2016 Call for Presentations
Commercial Users of Functional Programming 2016
Sponsored by SIGPLAN
Co-located with ICFP 2016
Talk Proposal Submission Deadline: 24 June 2016
CUFP 2016 Presentation Submission Form
The annual CUFP event is a place where people can see how others are using functional programming to solve real world problems; where practitioners meet and collaborate; where language designers and users can share ideas about the future of their favorite language; and where one can learn practical techniques and approaches for putting functional programming to work.
Giving a CUFP Talk
If you have experience using functional languages in a practical setting, we invite you to submit a proposal to give a talk at the event. We're looking for two kinds of talks:
Retrospective talks are typically 25 minutes long. Now that CUFP has run for more than a decade, we intend to invite past speakers to share what they’ve learned after a decade spent as commercial users of functional programming. We will favour experience reports that include technical content.
Technical talks are also 25 minutes long, and should focus on teaching the audience something about a particular technique or methodology, from the point of view of someone who has seen it play out in practice. These talks could cover anything from techniques for building functional concurrent applications, to managing dynamic reconfigurations, to design recipes for using types effectively in large-scale applications. While these talks will often be based on a particular language, they should be accessible to a broad range of programmers.
We strongly encourage submissions from people in communities that are underrepresented in functional programming, including but not limited to women; people of color; people in gender, sexual and romantic minorities; people with disabilities; people residing in Asia, Africa, or Latin America; and people who have never presented at a conference before. We recognize that inclusion is an important part of our mission to promote functional programming. So that CUFP can be a safe environment in which participants openly exchange ideas, we abide by the SIGPLAN Conference Code of Conduct Policy.
If you are interested in offering a talk, or nominating someone to do so, please submit your presentation before 24 June 2016 via the
You do not need to submit a paper, just a short proposal for your talk. There will be a short scribe's report of the presentations and discussions but not of the details of individual talks, as the meeting is intended to be more of a discussion forum than a technical interchange.
Nevertheless, presentations will be recorded and presenters will be expected to sign an ACM copyright release form.
Note that we will need all presenters to register for the CUFP workshop and travel to Japan at their own expense. There are some funds available to would-be presenters who require assistance in this respect.
- Katie Ots (Facebook), co-chair
- Alex Lang (Tsuru Capital), co-chair
- Rúnar Óli Bjarnason (Verizon Labs)
- Mark Hibberd (Ambiata)
- Mirai Ikebuchi (Nagoya University)
- Paul Khuong (AppNexus)
- Carin Meier (Cognitect)
- Kenji Rikitake (Kenji Rikitake Professional Engineer's Office)
For more information on CUFP, including videos of presentations from previous years, take a look at the CUFP website at http://cufp.org.
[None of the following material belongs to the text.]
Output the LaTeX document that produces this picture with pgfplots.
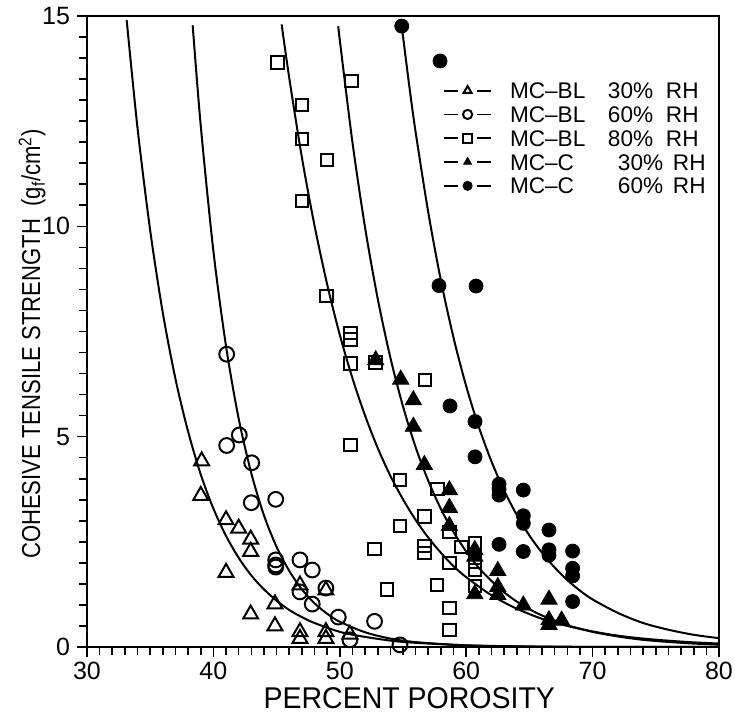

Note that presenters, like other attendees, will need to register for the event. Acceptance and rejection letters will be sent out by July 15th.
Guidance on giving a great CUFP talk
Focus on the interesting bits: Think about what will distinguish your talk, and what will engage the audience, and focus there. There are a number of places to look for those interesting bits.
Setting: FP is pretty well-established in some areas, including formal verification, financial processing, and server-side web services. An unusual setting can be a source of interest. If you're deploying FP-based mobile UIs or building servers on oil rigs, then the challenges of that scenario are worth focusing on. Did FP help or hinder in adapting to the setting?
Technology: The CUFP audience is hungry to learn about how FP techniques work in practice. What design patterns have you applied, and to what areas? Did you use functional reactive programming for user interfaces, or DSLs for playing chess, or fault-tolerant actors for large-scale geological data processing? Teach us something about the techniques you used, and why we should consider using them ourselves.
Getting things done: How did you deal with large-scale software development in the absence of pre-existing support tools that are often expected in larger commercial environments (IDEs, coverage tools, debuggers, profilers) and without larger, proven bodies of libraries? Did you hit any brick walls that required support from the community?
Don't just be a cheerleader: It's easy to write a rah-rah talk about how well FP worked for you, but CUFP is more interesting when the talks also cover what doesn't work. Even when the results were all great, you should spend more time on the challenges along the way than on the parts that went smoothly.